Originally posted at famu.edu
Researchers from a consortium of six institutions led by the Florida A&M University have secured a five-year grant for $2 million per year from the U.S. Department of Transportation (USDOT) to establish a new Tier One University Transportation Center (UTC) at the FAMU.
The Rural Equitable and Accessible Transportation (REAT) Center is an idea born from a proposal from several researchers affiliated with the joint engineering program at the FAMU-FSU College of Engineering.
Center Director Ren Moses, Ph.D., a civil engineering professor.
“The REAT Center is going to focus on core issues of mobility challenges for people in rural communities, which are increasingly marked by growing diversity and expanding inequities within and across regions,” said Center Director Ren Moses, Ph.D., a civil engineering professor.
The grant is part of $435 million in national awards from the USDOT to 34 University Transportation Centers (UTC) to advance research and education programs that address critical transportation challenges in the U.S. FAMU secured one of only two grants awarded to universities in the State of Florida.
“Transportation research solutions proposed for urban and suburban transportation needs – for instance, connected and automated vehicles – are transferrable to rural areas, but the efficacy of implementing those solutions necessitates a concerted and focused approach to understanding the needs of diverse rural populations,” Moses said.
Those being targeted are senior citizens, minorities, and economically disadvantaged persons who live in rural areas.
FAMU is leading a consortium with five partners, including Florida State University, Cleveland State University, Suny Stony Brook University, the University of Washington, and Tallahassee Community College. UTCs are located throughout the U.S. and conduct research critical to the priorities of the USDOT.
“The funding from the USDOT demonstrates that our dedication to research and education is acknowledged at the highest level on the national stage,” said Dean of the FAMU-FSU College of Engineering Suvranu De, Ph.D. “We are proud of the work we are doing and the partnerships we have forged with other universities.”

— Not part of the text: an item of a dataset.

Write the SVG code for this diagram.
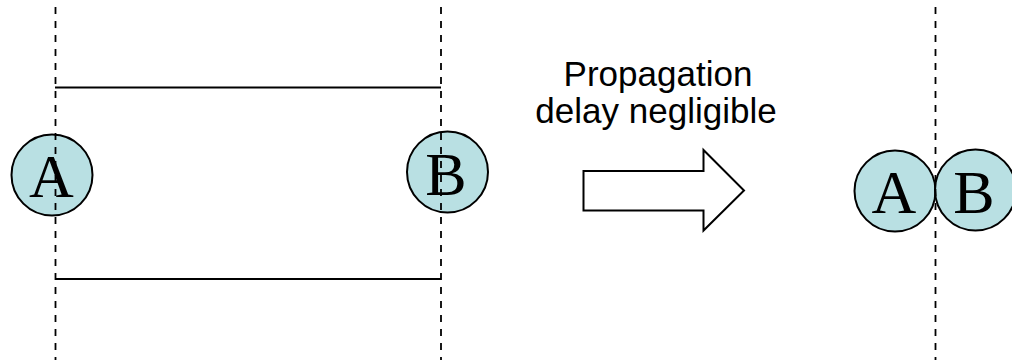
<svg xmlns="http://www.w3.org/2000/svg" width="1012" height="360" viewBox="0 0 1012 360">
<style>
.node circle{fill:#b9e0e3;stroke:#000;stroke-width:2}
.node text{font-family:"Liberation Serif","Times New Roman",serif;font-size:62px;fill:#000;text-anchor:middle}
.dash{stroke:#000;stroke-width:1.8;stroke-dasharray:7 7;fill:none}
.solid{stroke:#000;stroke-width:2;fill:none}
.label{font-family:"Liberation Sans",Arial,sans-serif;font-size:35px;fill:#000;text-anchor:middle}
</style>
<rect width="1012" height="360" fill="#fff"/>
<g id="nodeA1" class="node"><circle cx="52" cy="175" r="40.5"/><text x="51.5" y="197">A</text></g>
<g id="nodeB1" class="node"><circle cx="447.5" cy="172" r="40.5"/><text x="446" y="195">B</text></g>
<g id="nodeA2" class="node"><circle cx="895" cy="191" r="40.5"/><text x="894" y="212.5">A</text></g>
<g id="nodeB2" class="node"><circle cx="975.5" cy="190" r="40.5"/><text x="974" y="212.5">B</text></g>
<g id="connectors">
<line class="solid" x1="55" y1="87.5" x2="441" y2="87.5"/>
<line class="solid" x1="55" y1="279" x2="441" y2="279"/>
<line class="dash" x1="55.5" y1="7" x2="55.5" y2="360"/>
<line class="dash" x1="441" y1="7" x2="441" y2="360"/>
<line class="dash" x1="935.5" y1="7" x2="935.5" y2="360"/>
</g>
<g id="arrow"><polygon class="solid" points="583.5,171 703.5,171 703.5,150 744,190.5 703.5,230.5 703.5,210.5 583.5,210.5"/></g>
<g id="label"><text class="label" x="658" y="86">Propagation</text><text class="label" x="656" y="123">delay negligible</text></g>
</svg>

The next generation of diverse transportation researchers at these centers will help Americans travel safer, faster, and at a reduced cost. The REAT Center will foster new opportunities for social mobility and the growth of underrepresented and first-generation college students from low-income households.

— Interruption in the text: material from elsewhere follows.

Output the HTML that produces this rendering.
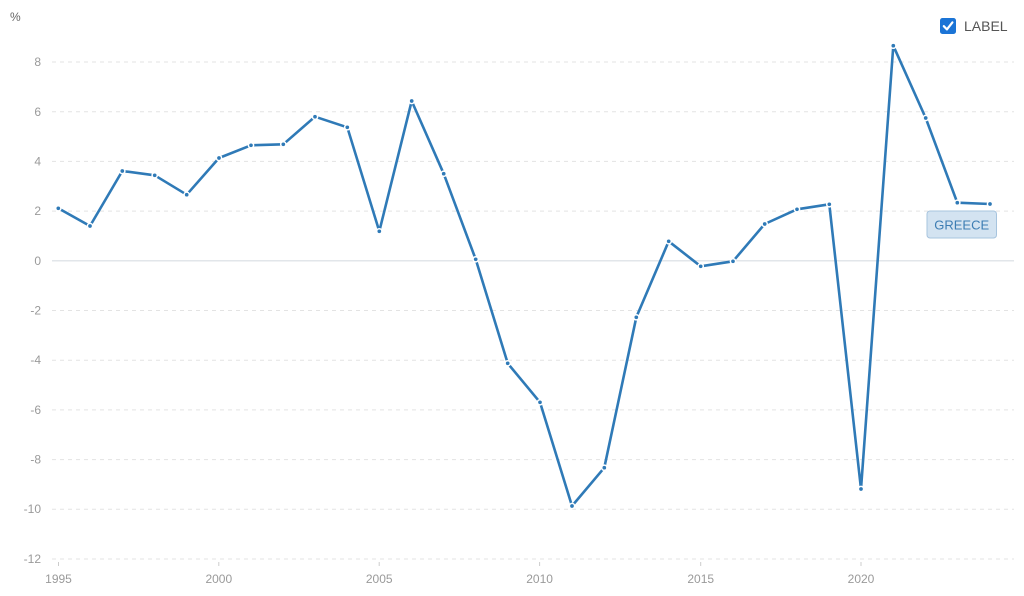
<!DOCTYPE html>
<html>
<head>
<meta charset="utf-8">
<style>
html,body{margin:0;padding:0;background:#fff;}
body{width:1024px;height:596px;overflow:hidden;font-family:"Liberation Sans",sans-serif;}
svg{display:block;}
</style>
</head>
<body>
<svg width="1024" height="596" viewBox="0 0 1024 596" xmlns="http://www.w3.org/2000/svg">
  <rect width="1024" height="596" fill="#fff"/>
  <!-- unit label -->
  <text x="10" y="21" font-family="Liberation Sans, sans-serif" font-size="12" fill="#666">%</text>
  <!-- gridlines -->
  <g stroke="#e3e3e3" stroke-width="1" stroke-dasharray="4,4">
    <line x1="52" y1="62" x2="1014" y2="62"/>
    <line x1="52" y1="111.7" x2="1014" y2="111.7"/>
    <line x1="52" y1="161.4" x2="1014" y2="161.4"/>
    <line x1="52" y1="211.1" x2="1014" y2="211.1"/>
    <line x1="52" y1="310.5" x2="1014" y2="310.5"/>
    <line x1="52" y1="360.2" x2="1014" y2="360.2"/>
    <line x1="52" y1="409.9" x2="1014" y2="409.9"/>
    <line x1="52" y1="459.6" x2="1014" y2="459.6"/>
    <line x1="52" y1="509.3" x2="1014" y2="509.3"/>
    <line x1="52" y1="559" x2="1014" y2="559"/>
  </g>
  <line x1="52" y1="260.8" x2="1014" y2="260.8" stroke="#e2e6ea" stroke-width="1.5"/>
  <!-- y labels -->
  <g font-family="Liberation Sans, sans-serif" font-size="12" fill="#9a9a9a" text-anchor="end">
    <text x="41" y="66">8</text>
    <text x="41" y="116">6</text>
    <text x="41" y="165.5">4</text>
    <text x="41" y="215">2</text>
    <text x="41" y="265">0</text>
    <text x="41" y="314.5">-2</text>
    <text x="41" y="364">-4</text>
    <text x="41" y="414">-6</text>
    <text x="41" y="463.5">-8</text>
    <text x="41" y="513">-10</text>
    <text x="41" y="563">-12</text>
  </g>
  <!-- x ticks -->
  <g stroke="#cccccc" stroke-width="1">
    <line x1="58.5" y1="562" x2="58.5" y2="566"/>
    <line x1="218.8" y1="562" x2="218.8" y2="566"/>
    <line x1="379.2" y1="562" x2="379.2" y2="566"/>
    <line x1="539.6" y1="562" x2="539.6" y2="566"/>
    <line x1="700.7" y1="562" x2="700.7" y2="566"/>
    <line x1="861" y1="562" x2="861" y2="566"/>
  </g>
  <g font-family="Liberation Sans, sans-serif" font-size="12" fill="#9a9a9a" text-anchor="middle">
    <text x="58.5" y="583">1995</text>
    <text x="218.8" y="583">2000</text>
    <text x="379.2" y="583">2005</text>
    <text x="539.6" y="583">2010</text>
    <text x="700.7" y="583">2015</text>
    <text x="861" y="583">2020</text>
  </g>
  <!-- series -->
  <polyline fill="none" stroke="#2f7ab7" stroke-width="2.6" stroke-linejoin="round"
    points="58.3,208.3 90,226 122.3,171 154.7,175.3 186.7,194.7 219,158 251,145.3 283.3,144.3 315,116.7 347.3,127.3 379.3,231.3 411.7,101 443.7,173.7 475.7,259.3 507.7,363.3 540,402.3 572,506 604.3,467.7 636.3,317.3 668.7,241.3 700.7,266.3 733,261.3 764.7,224 797,209.3 829.3,204.3 861,489 893.3,45.7 925.7,118 957.3,202.7 990,204"/>
  <g fill="#2f7ab7" stroke="#fff" stroke-width="1.5">
    <circle cx="58.3" cy="208.3" r="2.6"/>
    <circle cx="90" cy="226" r="2.6"/>
    <circle cx="122.3" cy="171" r="2.6"/>
    <circle cx="154.7" cy="175.3" r="2.6"/>
    <circle cx="186.7" cy="194.7" r="2.6"/>
    <circle cx="219" cy="158" r="2.6"/>
    <circle cx="251" cy="145.3" r="2.6"/>
    <circle cx="283.3" cy="144.3" r="2.6"/>
    <circle cx="315" cy="116.7" r="2.6"/>
    <circle cx="347.3" cy="127.3" r="2.6"/>
    <circle cx="379.3" cy="231.3" r="2.6"/>
    <circle cx="411.7" cy="101" r="2.6"/>
    <circle cx="443.7" cy="173.7" r="2.6"/>
    <circle cx="475.7" cy="259.3" r="2.6"/>
    <circle cx="507.7" cy="363.3" r="2.6"/>
    <circle cx="540" cy="402.3" r="2.6"/>
    <circle cx="572" cy="506" r="2.6"/>
    <circle cx="604.3" cy="467.7" r="2.6"/>
    <circle cx="636.3" cy="317.3" r="2.6"/>
    <circle cx="668.7" cy="241.3" r="2.6"/>
    <circle cx="700.7" cy="266.3" r="2.6"/>
    <circle cx="733" cy="261.3" r="2.6"/>
    <circle cx="764.7" cy="224" r="2.6"/>
    <circle cx="797" cy="209.3" r="2.6"/>
    <circle cx="829.3" cy="204.3" r="2.6"/>
    <circle cx="861" cy="489" r="2.6"/>
    <circle cx="893.3" cy="45.7" r="2.6"/>
    <circle cx="925.7" cy="118" r="2.6"/>
    <circle cx="957.3" cy="202.7" r="2.6"/>
    <circle cx="990" cy="204" r="2.6"/>
  </g>
  <!-- series label -->
  <rect x="927" y="211" width="69.5" height="27" rx="3" ry="3" fill="#d3e3f1" stroke="#a7c4de" stroke-width="1"/>
  <text x="961.7" y="229.5" font-family="Liberation Sans, sans-serif" font-size="13" fill="#3d7db3" text-anchor="middle">GREECE</text>
  <!-- legend checkbox -->
  <rect x="940" y="18" width="16" height="16" rx="2.5" ry="2.5" fill="#1b74d6"/>
  <path d="M943.8 26.2 L946.9 29.4 L952.4 22.4" fill="none" stroke="#fff" stroke-width="2.2" stroke-linecap="round" stroke-linejoin="round"/>
  <text x="964" y="31" font-family="Liberation Sans, sans-serif" font-size="14" fill="#555">LABEL</text>
</svg>
</body>
</html>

“FAMU students will have new and expanding opportunities through this new research center,” FAMU Vice President of Research Charles Weatherford, Ph.D., said. “The U.S. is at an inflection point in transportation—the application of increasingly effective AI to transportation will revolutionize the way all transportation operates including supply chain modalities. More minority engineers will get the necessary training to make a greater impact on this revolution by participating in the research and our nation’s workforce.”
Research projects through REAT will expand access to transportation and improve safety in rural communities, especially for vulnerable populations. The Center will grow the infrastructure needed to be more resilient in a natural disaster, an initiative that complements the Resilient Infrastructure & Disaster Response Center (RIDER), at the College.

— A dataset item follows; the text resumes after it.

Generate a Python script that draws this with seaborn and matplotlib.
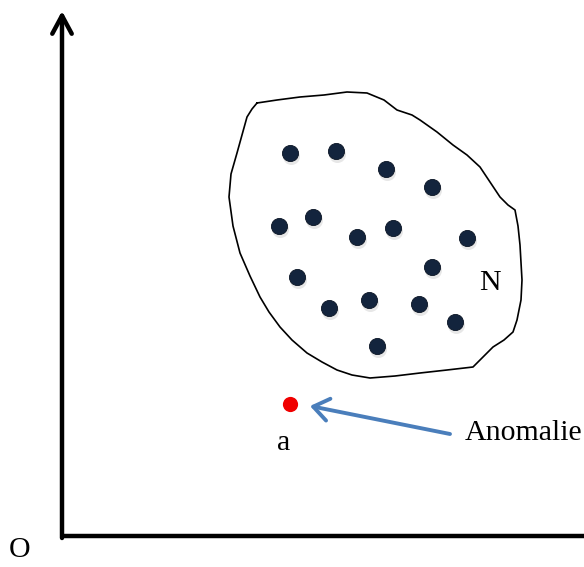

Eren Erman Ozguven, Ph.D., associate professor of civil and environmental engineering in the Rider Center at the FAMU-FSU College of Engineering.
Eren Ozguven, director of the RIDER Center and associate director of the REAT, is working with Moses on issues involving transportation resilience specific to natural disasters.
“The RIDER center specializes in resilience for disasters and part of it involves evacuations,” Ozguven said. “Rural areas don’t always have the infrastructure in place for our most vulnerable to successfully evacuate. This is one of the issues the REAT Center can help us with.”